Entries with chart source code
──────

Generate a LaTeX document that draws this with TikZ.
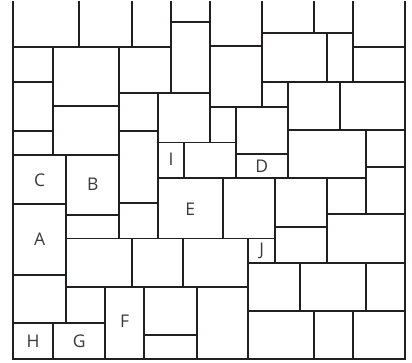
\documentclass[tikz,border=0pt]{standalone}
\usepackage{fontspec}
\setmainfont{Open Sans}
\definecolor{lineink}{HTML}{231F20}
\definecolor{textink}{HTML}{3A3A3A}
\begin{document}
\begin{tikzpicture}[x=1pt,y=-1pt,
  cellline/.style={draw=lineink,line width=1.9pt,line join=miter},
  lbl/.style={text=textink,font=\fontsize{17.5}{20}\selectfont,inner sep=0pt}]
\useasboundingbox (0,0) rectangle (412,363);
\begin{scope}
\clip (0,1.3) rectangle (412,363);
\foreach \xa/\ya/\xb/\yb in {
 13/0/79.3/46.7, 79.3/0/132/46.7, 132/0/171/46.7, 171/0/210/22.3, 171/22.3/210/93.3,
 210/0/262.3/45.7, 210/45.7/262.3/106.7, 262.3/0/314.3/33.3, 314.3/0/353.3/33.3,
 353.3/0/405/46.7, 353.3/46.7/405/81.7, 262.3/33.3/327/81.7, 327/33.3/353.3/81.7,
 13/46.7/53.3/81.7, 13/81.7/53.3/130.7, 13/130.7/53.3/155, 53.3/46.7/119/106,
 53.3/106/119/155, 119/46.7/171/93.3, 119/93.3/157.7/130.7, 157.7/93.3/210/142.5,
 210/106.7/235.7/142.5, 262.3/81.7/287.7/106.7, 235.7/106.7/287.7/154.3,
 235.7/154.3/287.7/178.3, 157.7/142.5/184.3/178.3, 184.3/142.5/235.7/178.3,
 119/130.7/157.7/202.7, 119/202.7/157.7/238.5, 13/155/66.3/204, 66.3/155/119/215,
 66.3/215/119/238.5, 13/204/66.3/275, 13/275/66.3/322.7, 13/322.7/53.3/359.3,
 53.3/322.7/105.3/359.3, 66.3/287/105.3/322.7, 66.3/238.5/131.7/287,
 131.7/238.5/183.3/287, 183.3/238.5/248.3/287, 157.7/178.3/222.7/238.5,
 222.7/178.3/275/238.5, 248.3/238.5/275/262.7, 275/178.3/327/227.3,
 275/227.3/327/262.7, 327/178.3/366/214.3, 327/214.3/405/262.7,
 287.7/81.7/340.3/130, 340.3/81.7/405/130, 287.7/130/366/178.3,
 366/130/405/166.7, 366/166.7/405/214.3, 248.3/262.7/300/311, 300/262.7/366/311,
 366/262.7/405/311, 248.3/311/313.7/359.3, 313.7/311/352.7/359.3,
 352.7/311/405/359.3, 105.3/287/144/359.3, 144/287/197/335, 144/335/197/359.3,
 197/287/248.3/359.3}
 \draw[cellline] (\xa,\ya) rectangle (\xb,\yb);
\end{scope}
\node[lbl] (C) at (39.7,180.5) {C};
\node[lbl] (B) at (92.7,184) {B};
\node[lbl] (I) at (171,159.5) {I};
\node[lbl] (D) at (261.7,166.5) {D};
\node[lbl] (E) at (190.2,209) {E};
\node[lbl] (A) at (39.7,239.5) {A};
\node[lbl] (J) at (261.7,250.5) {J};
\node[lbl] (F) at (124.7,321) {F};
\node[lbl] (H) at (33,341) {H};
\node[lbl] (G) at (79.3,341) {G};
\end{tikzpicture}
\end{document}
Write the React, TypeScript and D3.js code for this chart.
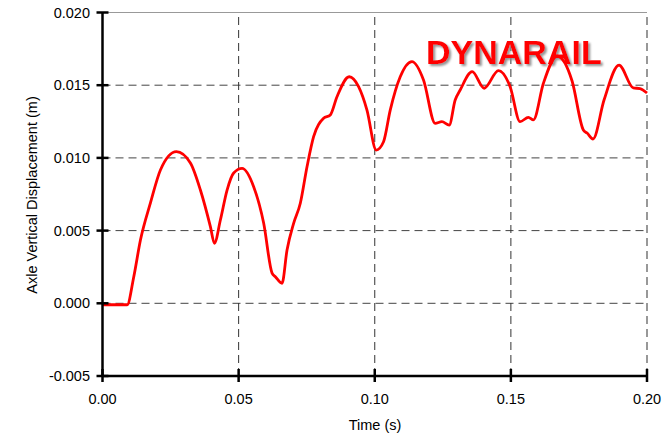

──────

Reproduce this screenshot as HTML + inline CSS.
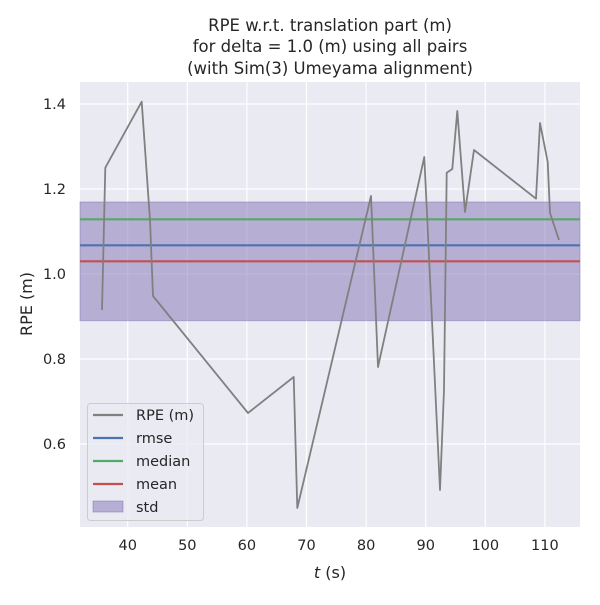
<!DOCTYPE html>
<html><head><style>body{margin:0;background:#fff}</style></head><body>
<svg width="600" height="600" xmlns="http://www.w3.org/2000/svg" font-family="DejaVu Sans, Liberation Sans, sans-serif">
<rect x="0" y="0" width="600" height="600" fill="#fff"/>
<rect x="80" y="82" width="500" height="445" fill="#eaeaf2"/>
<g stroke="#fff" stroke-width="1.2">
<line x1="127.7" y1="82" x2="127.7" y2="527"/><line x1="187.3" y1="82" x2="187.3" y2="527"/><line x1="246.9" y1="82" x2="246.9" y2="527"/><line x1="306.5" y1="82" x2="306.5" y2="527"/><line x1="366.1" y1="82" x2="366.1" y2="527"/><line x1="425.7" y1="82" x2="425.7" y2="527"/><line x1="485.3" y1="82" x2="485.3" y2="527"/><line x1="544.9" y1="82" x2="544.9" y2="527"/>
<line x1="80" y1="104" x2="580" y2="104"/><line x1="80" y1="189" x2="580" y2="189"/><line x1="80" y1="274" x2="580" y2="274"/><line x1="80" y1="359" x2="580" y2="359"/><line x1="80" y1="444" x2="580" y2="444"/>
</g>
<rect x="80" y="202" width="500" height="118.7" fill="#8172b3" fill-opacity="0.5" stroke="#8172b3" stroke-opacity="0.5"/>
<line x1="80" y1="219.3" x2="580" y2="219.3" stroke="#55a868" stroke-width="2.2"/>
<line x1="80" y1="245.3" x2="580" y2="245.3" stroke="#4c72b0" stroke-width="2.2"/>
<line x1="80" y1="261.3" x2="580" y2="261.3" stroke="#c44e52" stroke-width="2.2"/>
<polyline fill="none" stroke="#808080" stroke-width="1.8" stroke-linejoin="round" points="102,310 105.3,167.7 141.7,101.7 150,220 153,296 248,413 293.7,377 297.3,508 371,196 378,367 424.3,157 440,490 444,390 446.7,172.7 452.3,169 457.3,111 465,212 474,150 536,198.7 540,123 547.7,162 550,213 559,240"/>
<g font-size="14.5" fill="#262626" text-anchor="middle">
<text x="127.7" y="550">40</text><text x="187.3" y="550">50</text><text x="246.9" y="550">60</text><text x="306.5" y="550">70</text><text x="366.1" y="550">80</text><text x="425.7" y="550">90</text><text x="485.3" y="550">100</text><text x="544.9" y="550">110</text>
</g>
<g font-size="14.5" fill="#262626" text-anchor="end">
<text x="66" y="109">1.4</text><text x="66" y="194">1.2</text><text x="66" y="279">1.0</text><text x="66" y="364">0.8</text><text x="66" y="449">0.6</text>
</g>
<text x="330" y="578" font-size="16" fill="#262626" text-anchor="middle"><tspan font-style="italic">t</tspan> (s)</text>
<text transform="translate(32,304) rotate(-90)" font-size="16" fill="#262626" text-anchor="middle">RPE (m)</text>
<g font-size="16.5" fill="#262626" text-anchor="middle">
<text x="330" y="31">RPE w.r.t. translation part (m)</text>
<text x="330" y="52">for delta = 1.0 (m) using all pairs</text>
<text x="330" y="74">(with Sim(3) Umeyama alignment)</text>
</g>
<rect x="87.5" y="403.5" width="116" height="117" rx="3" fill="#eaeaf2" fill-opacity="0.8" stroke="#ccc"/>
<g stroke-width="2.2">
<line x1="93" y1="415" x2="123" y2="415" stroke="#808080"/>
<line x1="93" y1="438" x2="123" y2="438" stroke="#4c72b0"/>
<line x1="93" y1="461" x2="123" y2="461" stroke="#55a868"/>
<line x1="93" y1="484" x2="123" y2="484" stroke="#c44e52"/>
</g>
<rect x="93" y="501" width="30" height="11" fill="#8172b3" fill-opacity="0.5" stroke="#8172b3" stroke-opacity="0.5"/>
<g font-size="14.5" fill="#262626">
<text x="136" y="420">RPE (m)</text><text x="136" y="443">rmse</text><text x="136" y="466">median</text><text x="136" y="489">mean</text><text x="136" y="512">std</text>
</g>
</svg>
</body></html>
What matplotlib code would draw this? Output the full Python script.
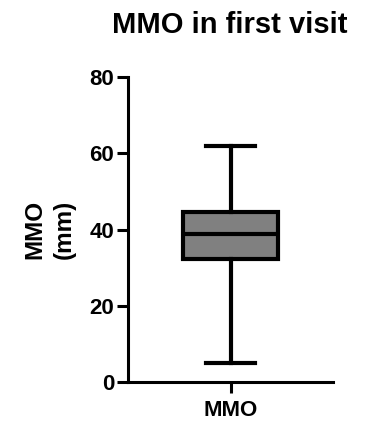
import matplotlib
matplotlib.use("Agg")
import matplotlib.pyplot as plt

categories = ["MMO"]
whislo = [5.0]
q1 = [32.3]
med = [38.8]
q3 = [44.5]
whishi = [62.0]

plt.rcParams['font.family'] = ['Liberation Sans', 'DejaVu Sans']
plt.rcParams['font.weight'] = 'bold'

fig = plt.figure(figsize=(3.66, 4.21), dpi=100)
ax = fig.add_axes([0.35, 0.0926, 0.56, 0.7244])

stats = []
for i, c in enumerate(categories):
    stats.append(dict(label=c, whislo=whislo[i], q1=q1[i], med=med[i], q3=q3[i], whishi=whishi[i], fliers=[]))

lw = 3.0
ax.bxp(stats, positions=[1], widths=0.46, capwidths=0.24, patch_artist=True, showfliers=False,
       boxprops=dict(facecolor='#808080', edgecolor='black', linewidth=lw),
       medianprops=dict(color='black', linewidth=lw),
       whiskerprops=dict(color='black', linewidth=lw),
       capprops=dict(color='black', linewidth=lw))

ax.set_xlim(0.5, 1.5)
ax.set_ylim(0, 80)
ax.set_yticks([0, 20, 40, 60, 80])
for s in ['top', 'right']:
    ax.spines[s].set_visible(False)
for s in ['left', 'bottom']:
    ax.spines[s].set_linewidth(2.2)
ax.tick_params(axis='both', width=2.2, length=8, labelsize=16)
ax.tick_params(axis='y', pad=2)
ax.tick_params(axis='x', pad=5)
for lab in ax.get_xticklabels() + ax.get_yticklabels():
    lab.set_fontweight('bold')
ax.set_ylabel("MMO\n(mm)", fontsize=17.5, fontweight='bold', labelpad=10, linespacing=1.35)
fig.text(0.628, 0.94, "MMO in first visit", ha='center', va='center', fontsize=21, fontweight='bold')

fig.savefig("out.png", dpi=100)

──────

| What you are asked to do |
Check each line above for the string "this" and show the ones that have it.

| The solution |
Generate a LaTeX document that draws this with TikZ.
Write the React, TypeScript and D3.js code for this chart.
Reproduce this screenshot as HTML + inline CSS.
What matplotlib code would draw this? Output the full Python script.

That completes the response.